We assume Ga_tot = Ga(t -> H+b) + Ga(t -> W+b) with CKM = 1.
The latter assumption relieves us from taking into account lighter quark
decay modes.
delta Ga(H+b) we have from the Delta_b variation (as discussed in the
last meeting).
delta Ga(W+b): we include the QCD corrections here, so missing are 1L EW
and 2L QCD. I think that assuming 5% for 1L EW and 2% for 2L QCD is
conservative enough.
The variation in BR(H+b) can then be obtained from

delta BR(H+b) = [Ga(H+b) +- delta Ga(H+b)]/
                [Ga(H+b) +- delta Ga(H+b) + Ga(W+b) -+ delta Ga(W+b)]

The last '-+' is chosed to 'maximize the uncertainty effects'.
Theory errors are added linearly.



2) Estimates for Ga(H+ -> tau nu) and BR(H+ -> tau nu)

Let's assign the following (conservative) theory uncertainties:
delta Ga(tau nu) <= 5% (missing 1L EW)
delta Ga(AW)     <= 20% (missing top/stop loops)
delta Ga(HW)     <= 20% (missing top/stop loops)
delta Ga(t*b)    <= 10% (possibly missing higher-order QCD, ...)
delta Ga(cs)     <= 30% (see the unresolved issue from Markus' analysis)

delta BR(tau nu) can be evaluated from the above formula.
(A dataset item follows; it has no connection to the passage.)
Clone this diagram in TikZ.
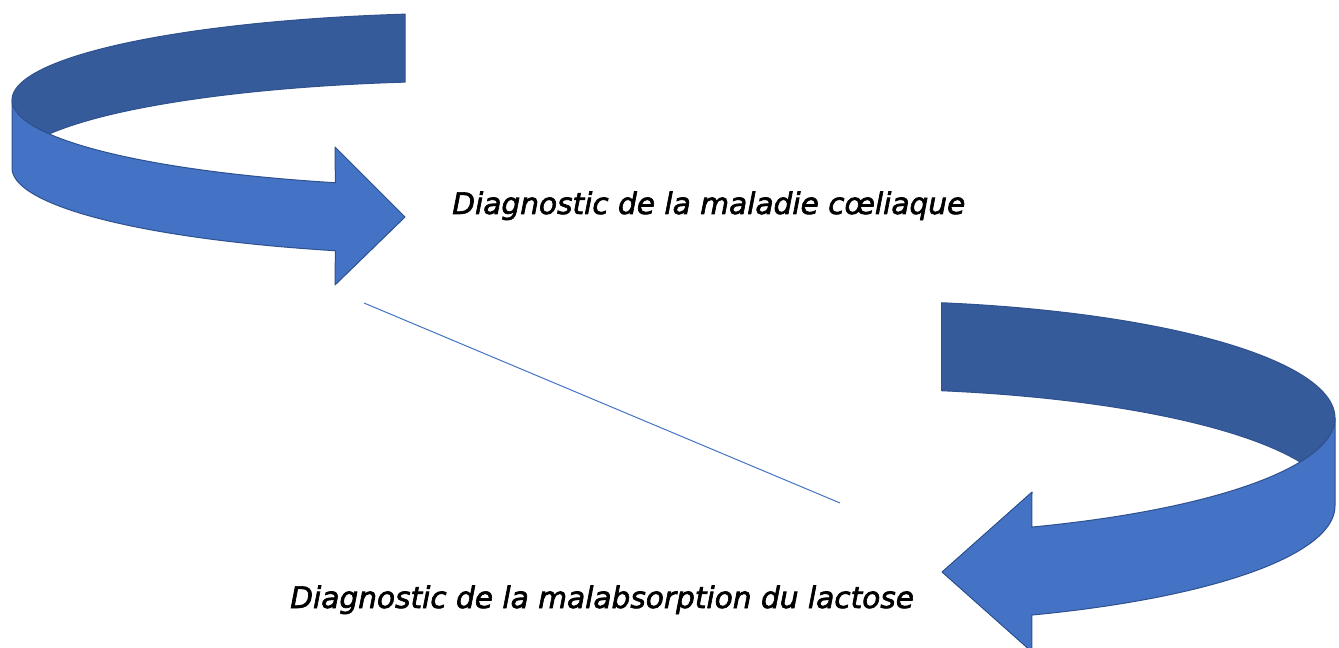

In the mhmax scenario, which we are most interested in, only Ga(tau nu)
and Ga(cs) play a relevant role, all other channels are far below 1%.
This yields a conservative estimate of <= 1% uncertainty in BR(tau nu),
which, according to Markus' analysis, can be evaluated with FH or FH/HD.